Malgré tout, les succès obtenus par le président actuel ne font pas que des heureux. Ainsi, certains conseillers, départementaux ou nationaux, ne voient pas forcément d’un très bon œil le nouveau mode de scrutin qui va se mettre en place. Si Michel Legmann est convaincu qu’une élection triennale donnera à l’Ordre une stabilité que l’élection biennale n’a pu lui assurer, certains conseillers craignent le « remue-ménage » provoqué par le brusque renouvellement de 50 % des conseillers, dont beaucoup pourraient être novices. « Gérer tout ça, plus les bras cassés de l’ancienne équipe, risque d’être sportif. Et cette irruption pourra en outre provoquer un brutal changement de majorité », commente ainsi un président d’ordre départemental pourtant peu suspect d’opposition à Michel Legmann, et qui le juge « inexpugnable » lors de ce scrutin.

De plus, Michel Legmann et Walter Vorhauer, son secrétaire général, forment à eux deux ce qu’il est convenu d’appeler un ticket à l’américaine. Michel Legmann plus politique, et Walter Vorhauer faisant « tourner la boutique » selon le mot d’un conseiller national. Comme tout ticket, il vaut surtout par l’addition des forces qui le composent et Michel Legmann aura tout intérêt à surveiller de près la réélection de son secrétaire général au poste de conseiller national, d’autant qu’au sein même de ce conseil, certains, et non des moindres, se verraient bien prendre la place du Dr Vorhauer.

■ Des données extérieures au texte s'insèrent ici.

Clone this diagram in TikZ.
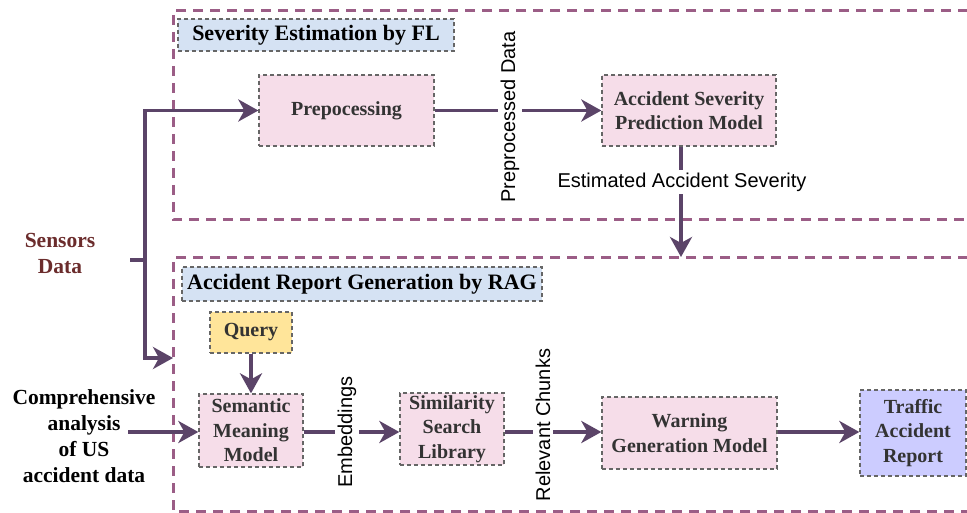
\documentclass[tikz,border=0pt]{standalone}
\usepackage{fontspec}
\setmainfont{Liberation Serif}
\newfontfamily\labelsans{Liberation Sans}
\usetikzlibrary{arrows.meta,calc}
\definecolor{framec}{HTML}{9B5D86}
\definecolor{arrc}{HTML}{5B4468}
\definecolor{pinkc}{HTML}{F6DDE9}
\definecolor{bluec}{HTML}{D5E2F3}
\definecolor{yellowc}{HTML}{FFE59A}
\definecolor{lavc}{HTML}{CCCCFF}
\definecolor{boxline}{HTML}{666666}
\definecolor{boxtext}{HTML}{333333}
\definecolor{sensc}{HTML}{6B2C2C}
\tikzset{
  frame/.style={draw=framec, line width=3pt, dash pattern=on 10pt off 7pt},
  box/.style={draw=boxline, line width=1.3pt, dash pattern=on 4pt off 3pt, fill=pinkc,
    text=boxtext, font=\bfseries\fontsize{20}{24.5}\selectfont, align=center, inner sep=0pt},
  titlebox/.style={box, fill=bluec, text=black, font=\bfseries\fontsize{22}{26}\selectfont},
  arr/.style={draw=arrc, line width=3.5pt, -{Stealth[length=20pt,width=22pt,inset=6pt]}},
  plainline/.style={draw=arrc, line width=3.5pt},
  flowlabel/.style={fill=white, font=\labelsans\fontsize{20}{24}\selectfont, inner sep=3pt},
  sidetext/.style={font=\bfseries\fontsize{21.5}{26}\selectfont, align=center}
}
\begin{document}
\begin{tikzpicture}[x=1pt,y=-1pt]
\useasboundingbox (0,0) rectangle (967,513);
\clip (0,0) rectangle (967,513);
\fill[white] (0,0) rectangle (967,513);
% frames
\draw[frame] (985,11) -- (173,11) -- (173,220) -- (985,220);
\draw[frame] (985,258) -- (173,258) -- (173,511) -- (985,511);
% nodes
\node[titlebox, minimum width=276pt, minimum height=32pt] (t1) at (316,35) {Severity Estimation by FL};
\node[titlebox, minimum width=360pt, minimum height=34pt] (t2) at (362,284) {Accident Report Generation by RAG};
\node[box, minimum width=175pt, minimum height=71pt] (prep) at (346.5,110.5) {Prepocessing};
\node[box, minimum width=174pt, minimum height=71pt] (asp) at (689,110.5) {Accident Severity\\Prediction Model};
\node[box, fill=yellowc, minimum width=82pt, minimum height=41pt] (query) at (251,332.5) {Query};
\node[box, minimum width=104pt, minimum height=73pt] (sem) at (251,430.5) {Semantic\\Meaning\\Model};
\node[box, minimum width=104pt, minimum height=72pt] (ssl) at (452,429) {Similarity\\Search\\Library};
\node[box, minimum width=175pt, minimum height=72pt] (warn) at (689.5,433) {Warning\\Generation Model};
\node[box, fill=lavc, minimum width=106pt, minimum height=86pt] (traffic) at (913,433) {Traffic\\Accident\\Report};
\node[sidetext, text=sensc] (sens) at (60,253) {Sensors\\Data};
\node[sidetext, text=black] (comp) at (84,436) {Comprehensive\\analysis\\of US\\accident data};
% coordinates
\coordinate (s0) at (130,260);
\coordinate (j) at (145,260);
\coordinate (ragin) at (173,358);
\coordinate (cin) at (128,432);
\coordinate (sevdown) at (681,257);
% connectors
\draw[plainline] (s0) -- (j);
\draw[arr] (j) |- (prep.west);
\draw[arr] (j) |- (ragin);
\draw[arr] (cin) -- (cin -| sem.west);
\draw[arr] (prep.east) -- (asp.west);
\node[flowlabel, rotate=90] (lpd) at (510,117) {Preprocessed Data};
\draw[arr] (asp.south -| sevdown) -- (sevdown);
\node[flowlabel] (les) at (682,182) {Estimated Accident Severity};
\draw[arr] (query.south) -- (sem.north);
\draw[arr] (cin -| sem.east) -- (cin -| ssl.west);
\node[flowlabel, rotate=90] (lemb) at (347,432) {Embeddings};
\draw[arr] (cin -| ssl.east) -- (cin -| warn.west);
\node[flowlabel, rotate=90] (lrc) at (543,425) {Relevant Chunks};
\draw[arr] (cin -| warn.east) -- (cin -| traffic.west);
\end{tikzpicture}
\end{document}
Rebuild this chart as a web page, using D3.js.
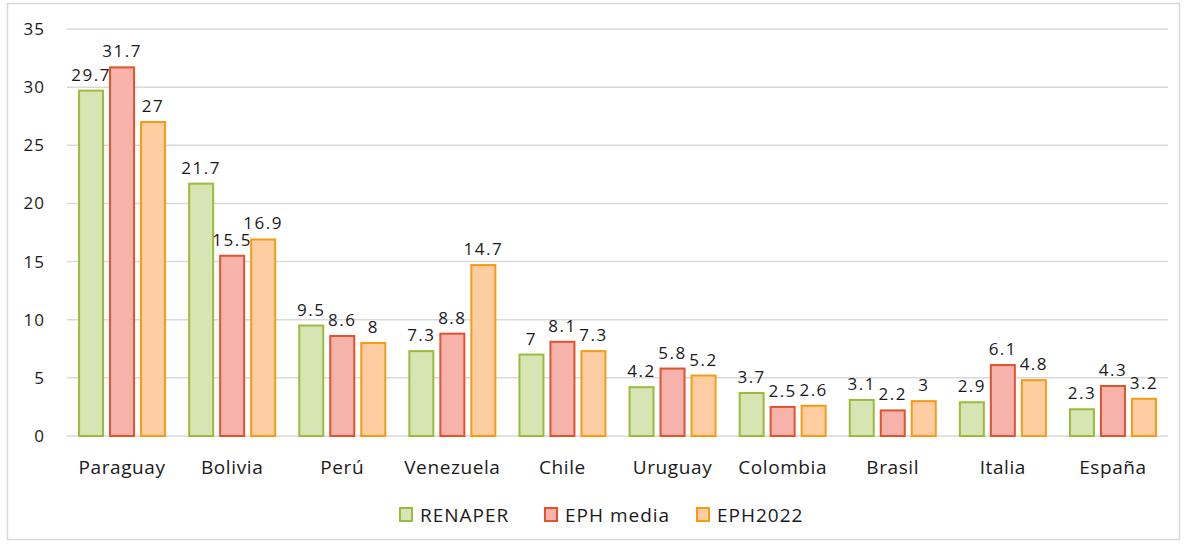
<!DOCTYPE html>
<html>
<head>
<meta charset="utf-8">
<script src="https://cdn.jsdelivr.net/npm/d3@7"></script>
<style>
body { margin:0; background:#fff; }
text { font-family: "Open Sans", "Noto Sans", sans-serif; fill:#1a1a1a; }
</style>
</head>
<body>
<div id="chart"></div>
<script>
// data
var categories = ["Paraguay","Bolivia","Perú","Venezuela","Chile","Uruguay","Colombia","Brasil","Italia","España"];
var seriesNames = ["RENAPER","EPH media","EPH2022"];
var renaper = [29.7,21.7,9.5,7.3,7,4.2,3.7,3.1,2.9,2.3];
var ephMedia = [31.7,15.5,8.6,8.8,8.1,5.8,2.5,2.2,6.1,4.3];
var eph2022 = [27,16.9,8,14.7,7.3,5.2,2.6,3,4.8,3.2];
var yTicks = [0,5,10,15,20,25,30,35];

var fills = ["#d7e4b4","#f5b3ac","#fecda2"];
var strokes = ["#9bbb3b","#e0532d","#f89b14"];

var W = 1186, H = 544;
var margin = {top:29, right:18, bottom:108, left:67},
width = W - margin.left - margin.right,
height = H - margin.top - margin.bottom;

var svg = d3.select("#chart").append("svg")
    .attr("width", W).attr("height", H);

// outer frame
svg.append("rect")
    .attr("x", 7.5).attr("y", 3.5)
    .attr("width", 1172).attr("height", 536)
    .attr("fill", "none").attr("stroke", "#d9d9d9").attr("stroke-width", 1.5);

var g = svg.append("g").attr("transform", "translate(" + margin.left + "," + margin.top + ")");

var x = d3.scaleBand().domain(categories).range([0, width]);
var y = d3.scaleLinear().domain([0,35]).range([height, 0]);

// gridlines
g.selectAll(".grid").data(yTicks).enter().append("line")
    .attr("x1", 0).attr("x2", width)
    .attr("y1", function(d){ return y(d); }).attr("y2", function(d){ return y(d); })
    .attr("stroke", "#d9d9d9").attr("stroke-width", 1.5);

// y labels
g.selectAll(".ylab").data(yTicks).enter().append("text")
    .attr("x", -22).attr("y", function(d){ return y(d); })
    .attr("dy", "0.35em").attr("text-anchor", "end")
    .style("font-size", "17px").style("letter-spacing", "1px")
    .text(function(d){ return d; });

var series = [renaper, ephMedia, eph2022];
var barW = 24, step = 31;

series.forEach(function(vals, s) {
    var off = (s - 1) * step;
    var grp = g.append("g");
    grp.selectAll("rect").data(vals).enter().append("rect")
        .attr("x", function(d,i){ return x(categories[i]) + x.bandwidth()/2 + off - barW/2; })
        .attr("y", function(d){ return y(d); })
        .attr("width", barW)
        .attr("height", function(d){ return height - y(d); })
        .attr("fill", fills[s]).attr("stroke", strokes[s]).attr("stroke-width", 2);
    grp.selectAll("text").data(vals).enter().append("text")
        .attr("x", function(d,i){ return x(categories[i]) + x.bandwidth()/2 + off; })
        .attr("y", function(d){ return y(d) - 10; })
        .attr("text-anchor", "middle")
        .style("font-size", "17px").style("letter-spacing", "1.5px")
        .text(function(d){ return d; });
});

// x labels
g.selectAll(".xlab").data(categories).enter().append("text")
    .attr("x", function(d){ return x(d) + x.bandwidth()/2; })
    .attr("y", height + 38)
    .attr("text-anchor", "middle")
    .style("font-size", "19px").style("letter-spacing", "0.6px")
    .text(function(d){ return d; });

// legend
var legX = [400, 545, 697];
var leg = svg.append("g");
seriesNames.forEach(function(n, s) {
    leg.append("rect")
        .attr("x", legX[s]).attr("y", 508)
        .attr("width", 12).attr("height", 13)
        .attr("fill", fills[s]).attr("stroke", strokes[s]).attr("stroke-width", 2);
    leg.append("text")
        .attr("x", legX[s] + 20).attr("y", 515)
        .attr("dy", "0.35em")
        .style("font-size", "19px").style("letter-spacing", "1px")
        .text(n);
});
</script>
</body>
</html>
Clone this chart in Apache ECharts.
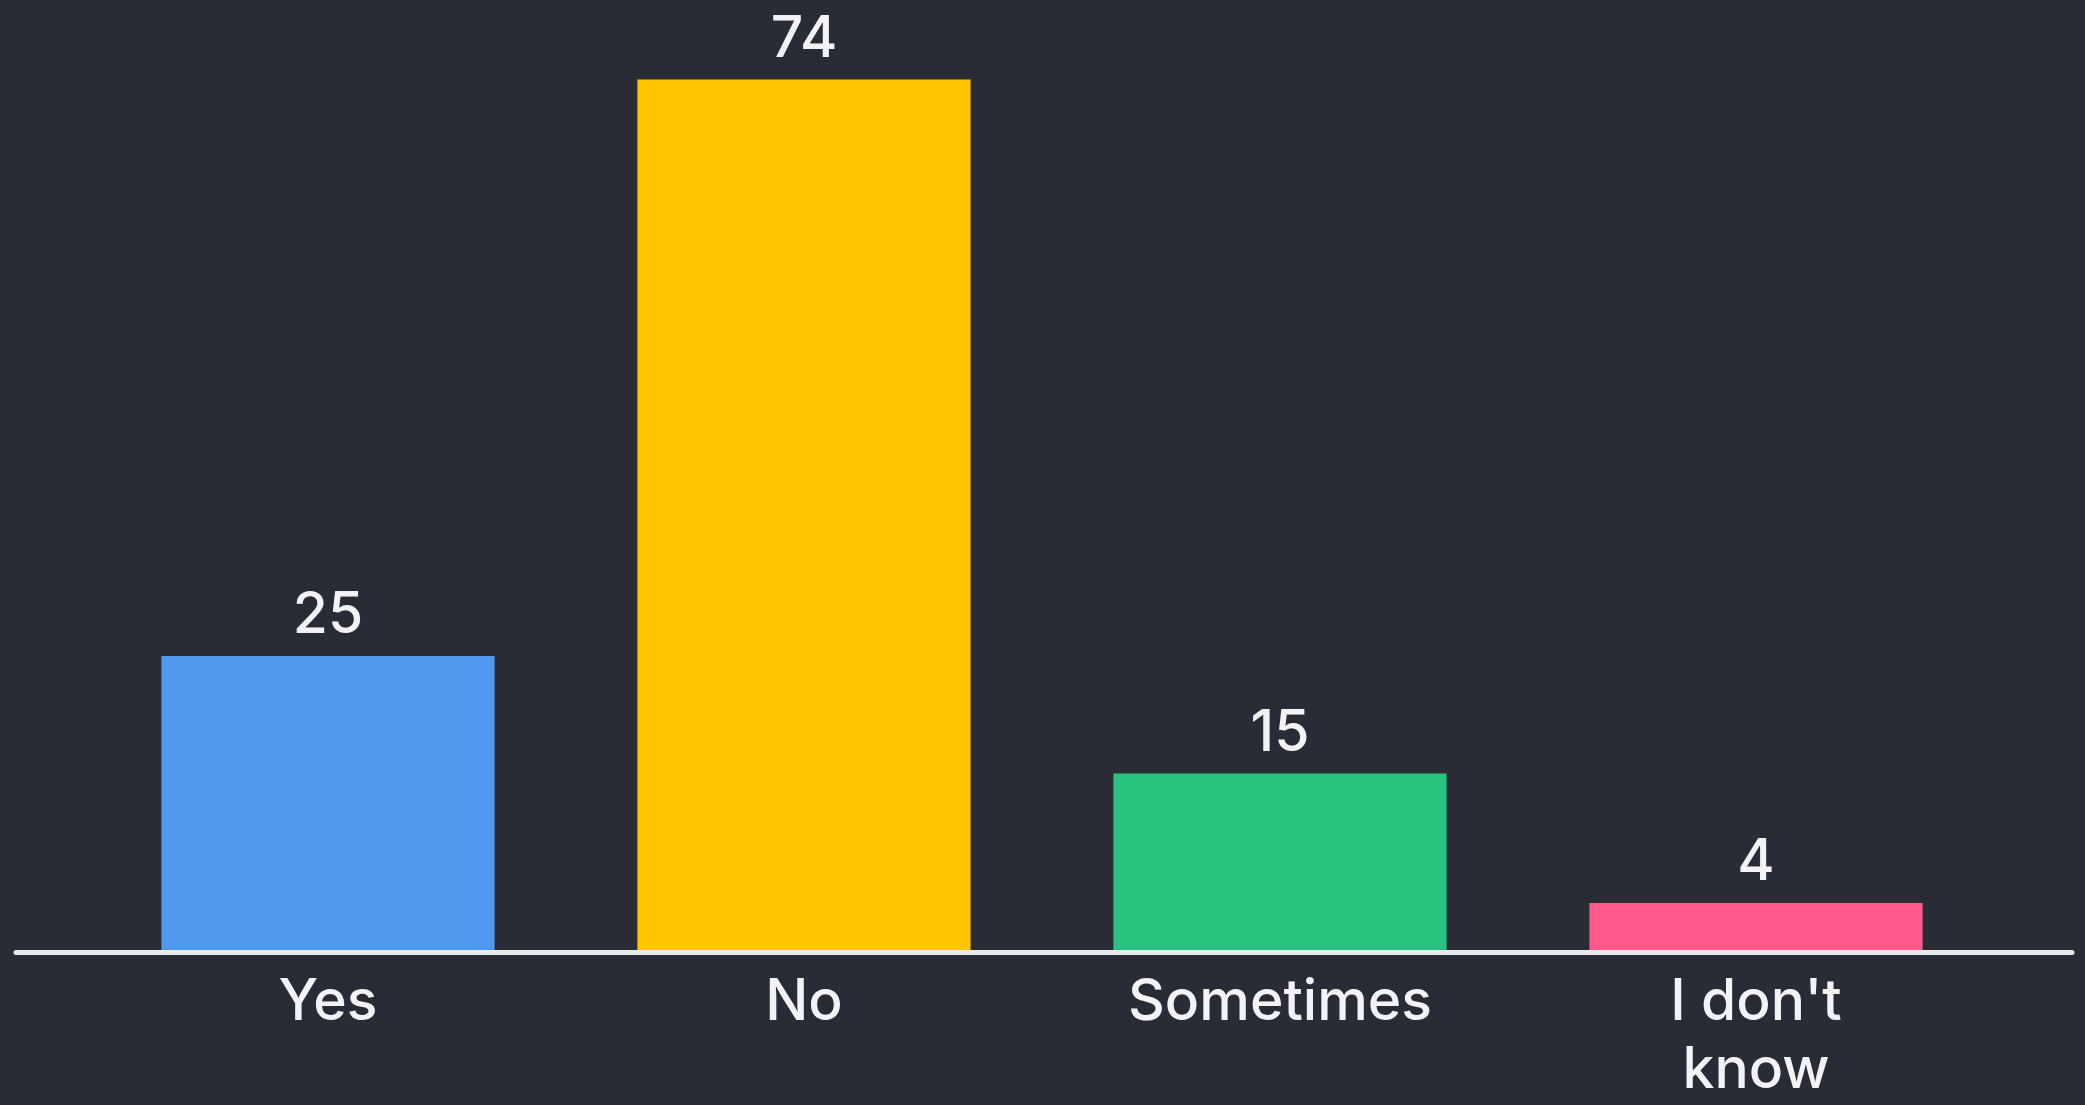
<!DOCTYPE html>
<html>
<head>
<meta charset="utf-8">
<title>Survey answers</title>
<script src="https://cdn.jsdelivr.net/npm/echarts@6/dist/echarts.min.js"></script>
<style>
  html, body { margin: 0; padding: 0; background: #292c35; }
  #chart { width: 2085px; height: 1105px; }
</style>
</head>
<body>
<div id="chart"></div>
<script>
const categories = ['Yes', 'No', 'Sometimes', "I don't\nknow"]
const values = [25, 74, 15, 4]
const barColors = ['#4f98ee', '#ffc400', '#28c27e', '#ff5a8c']

const textColor = '#f2f3f7'
const fontFamily = 'Inter, Lato, sans-serif'

const chart = echarts.init(document.getElementById('chart'))

const barData = values.map((v, i) => ({
  value: v,
  itemStyle: { color: barColors[i] }
}))

const option = {
  backgroundColor: '#292c35',
  animation: false,
  grid: [
    // bars
    { left: 90, right: 91, top: 9, bottom: 153 },
    // wider baseline that runs almost edge to edge
    { left: 16, right: 13, top: 9, bottom: 153 }
  ],
  xAxis: [{
    type: 'category',
    gridIndex: 0,
    data: categories,
    axisLine: { show: false },
    axisTick: { show: false },
    axisLabel: {
      color: textColor,
      fontFamily,
      fontSize: 57,
      fontWeight: 500,
      lineHeight: 68,
      margin: 19,
      interval: 0
    }
  }, {
    type: 'value',
    gridIndex: 1,
    min: 0,
    max: 1,
    axisLine: { show: true, lineStyle: { color: '#e9eaef', width: 5 } },
    axisTick: { show: false },
    axisLabel: { show: false },
    splitLine: { show: false }
  }],
  yAxis: [{
    type: 'value',
    gridIndex: 0,
    min: 0,
    max: 80,
    show: false
  }, {
    type: 'value',
    gridIndex: 1,
    show: false
  }],
  series: [{
    type: 'bar',
    xAxisIndex: 0,
    yAxisIndex: 0,
    barWidth: '70%',
    data: barData,
    label: {
      show: true,
      position: 'top',
      distance: 6,
      color: textColor,
      fontFamily,
      fontSize: 57,
      fontWeight: 500,
      lineHeight: 68
    }
  }]
}

chart.setOption(option)
</script>
</body>
</html>
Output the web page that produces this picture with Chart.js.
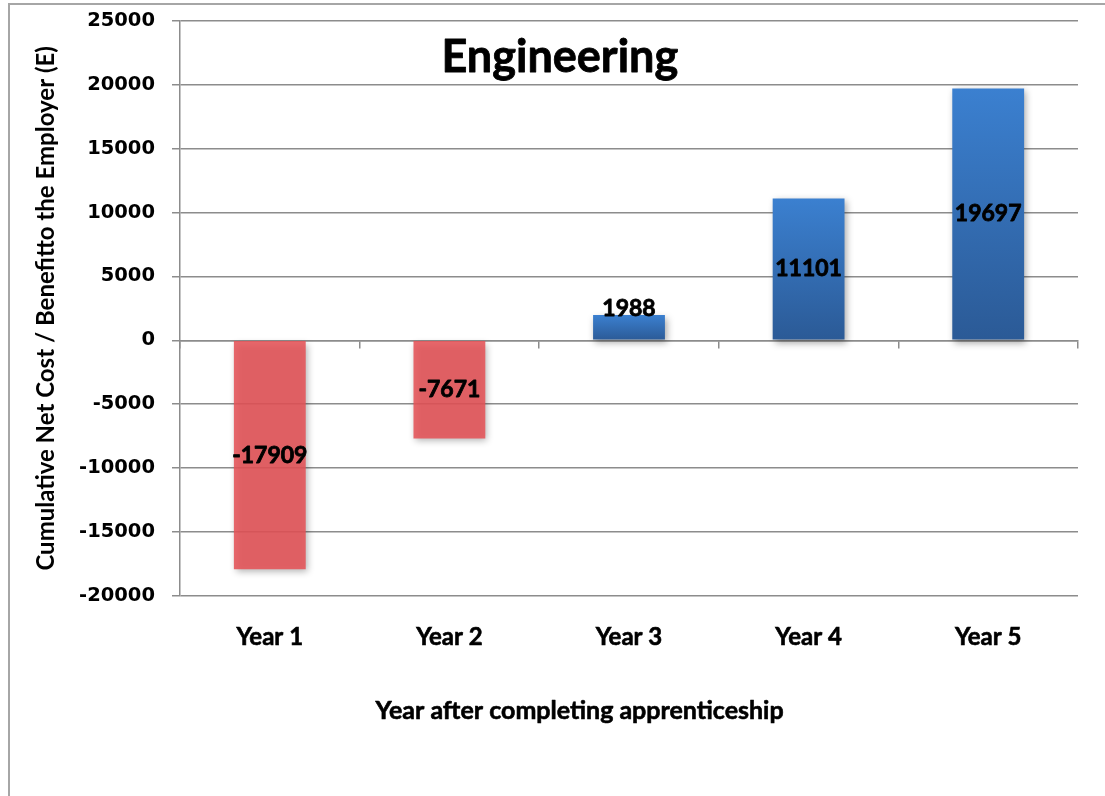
<!DOCTYPE html>
<html>
<head>
<meta charset="utf-8">
<script src="https://cdn.jsdelivr.net/npm/chart.js@4"></script>
<style>
  html, body { margin: 0; padding: 0; background: #fff; overflow: hidden; }
  #frame {
    position: absolute; left: 8px; top: 3px; width: 1200px; height: 900px;
    border-left: 2px solid #a6a6a6; border-top: 2px solid #a6a6a6;
  }
  #wrap { position: absolute; left: 0; top: -8px; width: 1105px; height: 804px; }
</style>
</head>
<body>
<div id="frame"></div>
<div id="wrap"><canvas id="chart" width="1105" height="804"></canvas></div>
<script>
// chart data
const years = ['Year 1', 'Year 2', 'Year 3', 'Year 4', 'Year 5'];
const netBenefit = [-17909, -7671, 1988, 11101, 19697];
const yMin = -20000;
const yMax = 25000;
const yStep = 5000;

const gridColor = '#8c8c8c';
const labelFont = 'Lato, "Open Sans", sans-serif';

// blue bars get a vertical gradient, negative bars are flat red
function barColor(context) {
  const chart = context.chart;
  const value = context.raw;
  if (value < 0) return 'rgba(229, 83, 88, 0.88)';
  const yScale = chart.scales.y;
  if (!yScale || !chart.chartArea) return '#3470b8';
  const top = yScale.getPixelForValue(value);
  const base = yScale.getPixelForValue(0);
  const g = chart.ctx.createLinearGradient(0, top, 0, base);
  g.addColorStop(0, '#3b80d0');
  g.addColorStop(1, '#2b5a96');
  return g;
}

// soft shadow under the bars
const shadowPlugin = {
  id: 'barShadow',
  beforeDatasetsDraw(chart) {
    const ctx = chart.ctx;
    ctx.save();
    ctx.shadowColor = 'rgba(0, 0, 0, 0.35)';
    ctx.shadowBlur = 7;
    ctx.shadowOffsetX = 2;
    ctx.shadowOffsetY = 3;
  },
  afterDatasetsDraw(chart) {
    chart.ctx.restore();
  }
};

function boldText(ctx, text, x, y, stroke) {
  ctx.lineWidth = stroke;
  ctx.strokeText(text, x, y);
  ctx.fillText(text, x, y);
}

// value labels in the middle of each bar, the in-plot title and the x axis title
const labelPlugin = {
  id: 'valueLabels',
  afterDatasetsDraw(chart) {
    const ctx = chart.ctx;
    const meta = chart.getDatasetMeta(0);
    ctx.save();
    ctx.fillStyle = '#000';
    ctx.strokeStyle = '#000';
    ctx.lineJoin = 'round';
    ctx.textAlign = 'center';
    ctx.textBaseline = 'middle';
    ctx.font = 'bold 23px ' + labelFont;
    meta.data.forEach(function (bar, i) {
      const h = Math.abs(bar.base - bar.y);
      let y = (bar.y + bar.base) / 2;
      if (h < 30) y = Math.min(bar.y, bar.base) - 6; // short bar: sit on top edge
      boldText(ctx, String(netBenefit[i]), bar.x, y, 0.8);
    });

    const area = chart.chartArea;
    const w = area.right - area.left;
    ctx.font = 'bold 45px ' + labelFont;
    boldText(ctx, 'Engineering', area.left + w * 0.423, area.top + 37, 0.8);

    ctx.font = 'bold 25px ' + labelFont;
    boldText(ctx, 'Year after completing apprenticeship', area.left + w * 0.445, area.bottom + 115, 0.6);
    ctx.restore();
  }
};

const ctx = document.getElementById('chart').getContext('2d');
new Chart(ctx, {
  type: 'bar',
  data: {
    labels: years,
    datasets: [{
      data: netBenefit,
      backgroundColor: barColor,
      borderWidth: 0,
      categoryPercentage: 1,
      barPercentage: 0.4
    }]
  },
  options: {
    responsive: false,
    animation: false,
    events: [],
    layout: { padding: { left: 28, right: 27, top: 13, bottom: 66 } },
    plugins: {
      legend: { display: false },
      tooltip: { enabled: false }
    },
    scales: {
      y: {
        min: yMin,
        max: yMax,
        ticks: {
          stepSize: yStep,
          color: '#000',
          padding: 17,
          font: { family: '"DejaVu Sans", Verdana, sans-serif', size: 19.5, weight: 'bold' },
          callback: function (value) { return String(value); }
        },
        grid: { color: gridColor, lineWidth: 1.5, tickLength: 8, tickColor: gridColor },
        border: { color: gridColor, width: 1.5 },
        title: {
          display: true,
          text: 'Cumulative Net Cost / Benefitto the Employer (E)',
          color: '#000',
          padding: { top: 4, bottom: 4 },
          font: { family: labelFont, size: 24, weight: 'bold' }
        },
        afterFit(scale) { scale.width = 152; }
      },
      x: {
        ticks: {
          color: '#000',
          padding: 27,
          textStrokeColor: '#000',
          textStrokeWidth: 0.6,
          font: { family: labelFont, size: 24, weight: 'bold' }
        },
        grid: { display: false, drawTicks: false },
        border: { display: false },
        afterFit(scale) { scale.height = 134; }
      },
      // second category axis that sits on the zero line, only for its tick marks
      x2: {
        type: 'category',
        labels: years,
        position: { y: 0 },
        offset: true,
        ticks: { display: false },
        grid: {
          offset: true,
          drawOnChartArea: false,
          tickLength: 7,
          tickColor: gridColor,
          lineWidth: 1.5
        },
        border: { color: gridColor, width: 1.5 }
      }
    }
  },
  plugins: [shadowPlugin, labelPlugin]
});
</script>
</body>
</html>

Enfin, certains reprochent à voix basse à Michel Legmann une légère tendance à s’attribuer personnellement toutes les actions menées collectivement par l’Ordre : « C’est Monsieur moi je », regrette tel membre du conseil national. Alors que beaucoup jugent que Michel Legmann a très bien mené la barque de l’Ordre, réussissant presque toutes les réformes annoncées, ce même conseiller, décidément bien amical, estime pour sa part que « le mérite en revient essentiellement à l’IGAS, qui a la première réclamé ces réformes ». Ce même conseiller juge néanmoins que le tandem Legmann-Vorhauer ne risque pas grand-chose pour le prochain renouvellement. « Pour les autres membres du bureau, c’est moins sûr », conclut-il, un brin énigmatique.